Collared mule deer can help Utah better manage its deer population for years to come.
Recently the Utah Division of Wildlife Resources has collared mule deer to better assist them understand mule deer migration and survival rates.
Their most recent study focused on the Cache unit in northern Utah. Wildlife officials estimate the mule deer population at around 17,000, 8,000 less than their goal of 25,000 for the unit.
Wildlife officials hope the GPS-collared mule deer will help better assess winter survival rates. By understanding winter mortality rates officials hope to adjust harvest levels the following year in accordance with the estimated deer population.

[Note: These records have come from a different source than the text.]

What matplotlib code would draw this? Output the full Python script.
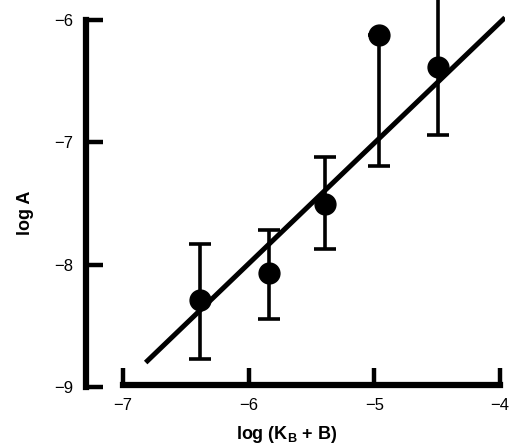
import matplotlib
matplotlib.use("Agg")
import matplotlib.pyplot as plt

plt.rcParams["font.family"] = ["Liberation Sans", "DejaVu Sans"]
plt.rcParams["mathtext.fontset"] = "custom"
plt.rcParams["mathtext.rm"] = "Liberation Sans"
plt.rcParams["mathtext.bf"] = "Liberation Sans:bold"

# measured points: log(K_B + B) vs log A
log_kb = [-6.385, -5.84, -5.39, -4.965, -4.49]
log_a = [-8.29, -8.07, -7.50, -6.12, -6.38]
err_low = [0.48, 0.37, 0.37, 1.07, 0.56]
err_high = [0.46, 0.35, 0.38, 0.0, 0.56]

# fitted line end points
fit_x = [-6.82, -3.96]
fit_y = [-8.80, -5.98]

xticks = [-7, -6, -5, -4]
yticks = [-9, -8, -7, -6]

fig = plt.figure(figsize=(5.12, 4.48), dpi=100)
ax = fig.add_axes([86 / 512, 61 / 448, 419 / 512, 387 / 448])

ax.plot(fit_x, fit_y, color="black", lw=3.6, solid_capstyle="butt", zorder=2)
ax.errorbar(log_kb, log_a, yerr=[err_low, err_high], fmt="o", color="black",
            ms=15, elinewidth=2.6, capsize=8, capthick=2.6, zorder=3)

ax.set_xlim(-7.295, -3.96)
ax.set_ylim(-9.0, -5.836)

for s in ["top", "right"]:
    ax.spines[s].set_visible(False)
ax.spines["left"].set_bounds(-9, -6)
ax.spines["bottom"].set_bounds(-7, -4)
ax.spines["left"].set_linewidth(4.5)
ax.spines["bottom"].set_linewidth(4.5)
ax.spines["bottom"].set_position(("data", -8.985))

ax.set_xticks(xticks)
ax.set_yticks(yticks)
ax.set_xticklabels([f"\u2212{abs(t)}" for t in xticks])
ax.set_yticklabels([f"\u2212{abs(t)}" for t in yticks])
ax.tick_params(axis="both", direction="in", length=12, width=3.2,
               labelsize=12)
ax.tick_params(axis="x", pad=9)
ax.tick_params(axis="y", pad=9)

ax.set_xlabel(r"log (K$_{\mathbf{B}}$ + B)", fontsize=13, fontweight="bold")
ax.set_ylabel("log A", fontsize=13, fontweight="bold")
ax.xaxis.set_label_coords(0.48, -0.096)
ax.yaxis.set_label_coords(-0.125, 0.45)

fig.savefig("out.png", dpi=100)
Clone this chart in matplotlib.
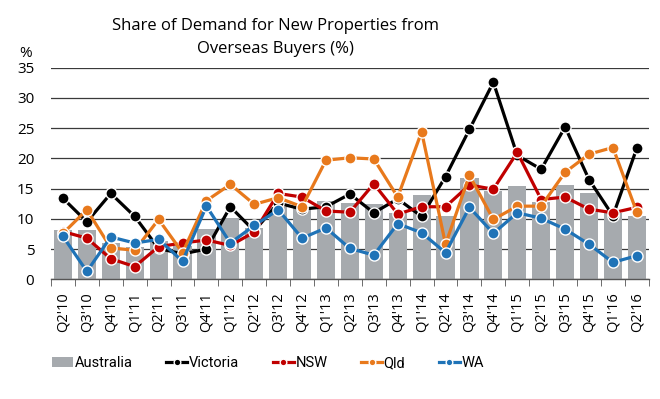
import numpy as np
import matplotlib
matplotlib.use('Agg')
import matplotlib.pyplot as plt
from matplotlib.ticker import FixedLocator

quarters = ["Q2'10", "Q3'10", "Q4'10", "Q1'11", "Q2'11", "Q3'11", "Q4'11",
            "Q1'12", "Q2'12", "Q3'12", "Q4'12", "Q1'13", "Q2'13", "Q3'13",
            "Q4'13", "Q1'14", "Q2'14", "Q3'14", "Q4'14", "Q1'15", "Q2'15",
            "Q3'15", "Q4'15", "Q1'16", "Q2'16"]

australia = [8.2, 8.1, 6.0, 5.3, 6.4, 5.5, 8.3, 10.2, 8.5, 12.0, 11.8, 12.9,
             12.6, 12.4, 11.0, 13.9, 10.4, 16.7, 14.6, 15.5, 12.8, 15.6,
             14.3, 10.9, 10.4]
victoria = [13.4, 9.5, 14.2, 10.4, 5.1, 4.2, 5.0, 12.0, 8.0, 12.6, 11.6, 12.0,
            14.1, 11.0, 13.3, 10.4, 17.0, 24.8, 32.6, 20.5, 18.2, 25.2, 16.5,
            10.5, 21.7]
nsw = [7.9, 6.8, 3.4, 2.1, 5.4, 6.0, 6.5, 5.6, 7.8, 14.2, 13.6, 11.3, 11.1,
       15.8, 10.8, 12.0, 12.0, 15.6, 14.9, 21.0, 13.2, 13.6, 11.6, 11.0, 11.9]
qld = [7.6, 11.5, 5.2, 4.8, 9.9, 4.4, 13.0, 15.7, 12.4, 13.5, 12.0, 19.7,
       20.1, 19.9, 13.6, 24.4, 5.8, 17.2, 9.9, 12.1, 12.1, 17.7, 20.7, 21.8,
       11.1]
wa = [7.1, 1.3, 7.0, 6.0, 6.6, 3.0, 12.1, 6.0, 8.9, 11.5, 6.8, 8.5, 5.1, 4.0,
      9.2, 7.7, 4.4, 11.9, 7.6, 11.0, 10.1, 8.3, 5.8, 2.8, 3.9]

lines = [('Victoria', victoria, '#000000'),
         ('NSW', nsw, '#C00000'),
         ('Qld', qld, '#E8791C'),
         ('WA', wa, '#1F73B7')]

plt.rcParams['font.family'] = ['Open Sans', 'DejaVu Sans']

fig = plt.figure(figsize=(6.6, 3.99), dpi=100)
ax = fig.add_axes([0.0773, 0.30, 0.9057, 0.5303])

x = np.arange(len(quarters))
bars = ax.bar(x, australia, width=0.76, color='#A6AAAE', label='Australia', zorder=2)
handles = [bars]
for name, vals, col in lines:
    ln, = ax.plot(x, vals, '-o', color=col, lw=2.3, ms=8, mec='white', mew=1.0,
                  label=name, zorder=3)
    handles.append(ln)

ax.set_xlim(-0.5, len(quarters) - 0.5)
ax.set_ylim(0, 35)
ax.set_yticks(np.arange(0, 36, 5))
ax.yaxis.grid(True, color='#3a3a3a', lw=0.9, zorder=0)
ax.set_axisbelow(True)
for s in ['top', 'right', 'left']:
    ax.spines[s].set_visible(False)
ax.spines['bottom'].set_color('#555555')
ax.spines['bottom'].set_linewidth(1.0)
ax.spines['bottom'].set_zorder(4)

ax.set_xticks(x)
ax.set_xticklabels(quarters, rotation=90, fontsize=10.5)
ax.xaxis.set_minor_locator(FixedLocator(np.arange(-0.5, len(quarters), 1)))
ax.tick_params(axis='x', which='major', length=0, pad=9)
ax.tick_params(axis='x', which='minor', length=5, color='#555555')
ax.tick_params(axis='y', length=0, pad=12, labelsize=11)

fig.text(0.038, 0.865, '%', fontsize=11, ha='center', va='center')
fig.text(0.418, 0.907, 'Share of Demand for New Properties from\nOverseas Buyers (%)',
         ha='center', va='center', fontsize=12, linespacing=1.6)

leg = fig.legend(handles, [h.get_label() for h in handles],
                 loc='center', bbox_to_anchor=(0.406, 0.09), ncol=5,
                 frameon=False, handlelength=1.45, handletextpad=0.1,
                 columnspacing=2.3, markerscale=0.6,
                 prop={'family': ['Roboto', 'DejaVu Sans'], 'size': 10.5})

fig.savefig('out.png', dpi=100)
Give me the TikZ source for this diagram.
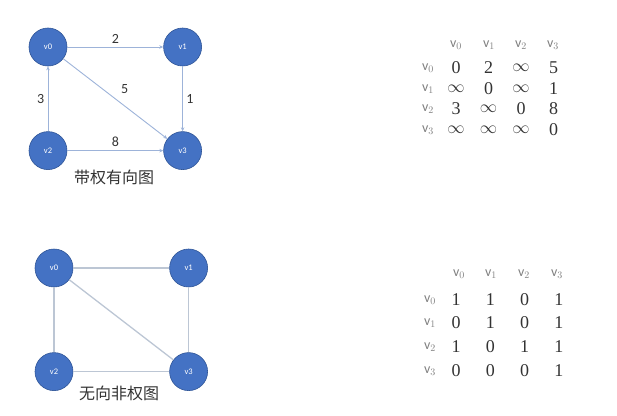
\documentclass[tikz,border=0pt]{standalone}
\usepackage{fontspec}
\newfontfamily\lbl{Carlito}
\newfontfamily\num{Liberation Serif}
\newfontfamily\cjk{Noto Sans CJK SC}
\usetikzlibrary{arrows.meta,positioning}
\definecolor{vblue}{HTML}{4472C4}
\definecolor{vedge}{HTML}{2F5597}
\definecolor{eblue}{HTML}{9DB3D9}
\definecolor{egray}{HTML}{BCC6D4}
\definecolor{hgray}{HTML}{7F7F7F}
\definecolor{tdark}{HTML}{333333}

\begin{document}
\begin{tikzpicture}[x=1pt,y=-1pt,node distance=65pt and 96pt,
  vtx/.style={circle,fill=vblue,draw=vedge,line width=0.6pt,minimum size=38pt,inner sep=0pt,text=white,font=\lbl\fontsize{8.5}{9}\selectfont},
  arc/.style={-{Stealth[length=4pt,width=3.5pt]},draw=eblue,line width=0.9pt},
  link/.style={draw=egray,line width=1.3pt},
  wt/.style={font=\lbl\fontsize{14}{15}\selectfont,text=tdark},
  gtitle/.style={font=\cjk\fontsize{16}{18}\selectfont,text=tdark},
  hd/.style={font=\lbl\fontsize{14}{15}\selectfont,text=hgray,inner sep=0pt},
  val/.style={font=\num\fontsize{18}{19}\selectfont,text=tdark,inner sep=0pt}]
\useasboundingbox (0,0) rectangle (617,415);
% weighted directed graph
\node[vtx] (a0) at (48,47) {v0};
\node[vtx,right=of a0] (a1) {v1};
\node[vtx,below=of a0] (a2) {v2};
\node[vtx,below=of a1] (a3) {v3};
\draw[arc] (a0)--node[wt,above]{2}(a1); \draw[arc] (a1)--node[wt,right]{1}(a3);
\draw[arc] (a0)--node[wt,above right=1pt and 2pt]{5}(a3); \draw[arc] (a2)--node[wt,left]{3}(a0);
\draw[arc] (a2)--node[wt,above]{8}(a3);
\node[gtitle] (acap) at (114,177) {带权有向图};
% its matrix
\foreach \c [count=\j from 0] in {456,489,521,553} \node[hd] (ah\j) at (\c,45) {v$_\j$};
\foreach \r [count=\i from 0] in {68,89,109,130} \node[hd] (ar\i) at (428,\r) {v$_\i$};
\foreach \r/\vals [count=\i from 0] in {68/{0,2,$\infty$,5},89/{$\infty$,0,$\infty$,1},109/{3,$\infty$,0,8},130/{$\infty$,$\infty$,$\infty$,0}}
  \foreach \v [count=\j from 0] in \vals \node[val] (am\i\j) at ({456+32.5*\j},\r) {\v};
% undirected unweighted graph
\node[vtx] (b0) at (54,268) {v0};
\node[vtx,right=of b0] (b1) {v1};
\node[vtx,below=of b0] (b2) {v2};
\node[vtx,below=of b1] (b3) {v3};
\draw[link] (b0)--(b1); \draw[link] (b1)--(b3); \draw[link] (b0)--(b3);
\draw[link] (b0)--(b2); \draw[link] (b2)--(b3);
\node[gtitle] (bcap) at (119,393) {无向非权图};
% its matrix
\foreach \c [count=\j from 0] in {459,491,524,557} \node[hd] (bh\j) at (\c,274) {v$_\j$};
\foreach \r [count=\i from 0] in {300,323,347,371} \node[hd] (br\i) at (430,\r) {v$_\i$};
\foreach \r/\vals [count=\i from 0] in {300/{1,1,0,1},323/{0,1,0,1},347/{1,0,1,1},371/{0,0,0,1}}
  \foreach \v [count=\j from 0] in \vals \node[val] (bm\i\j) at ({456+34.3*\j},\r) {\v};
\end{tikzpicture}
\end{document}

To collar the animals, officials used a helicopter to swoop in on a herd while a net gunner nets the deer. With the deer netted, a “mugger” exits the chopper and takes down the deer to be blindfolded and hobbled. Once subdued the deer are attached beneath the helicopter and taken to a base camp to be collared.
In addition to using the opportunity to collar the deer, biologists can administer a litany of tests as well.
Testing looks for diseases such as chronic wasting disease, as well as body condition, and lactation.
“For this year, if they’re coming in in poor condition there’s not much we can do. They have what they have and depending on the winter they use their fat reserves and hopefully it’s enough to get them through,” said one wildlife official.
With populations around the country concerning officials, collared mule deer can help wildlife biologists better manage and conserve this precious resource.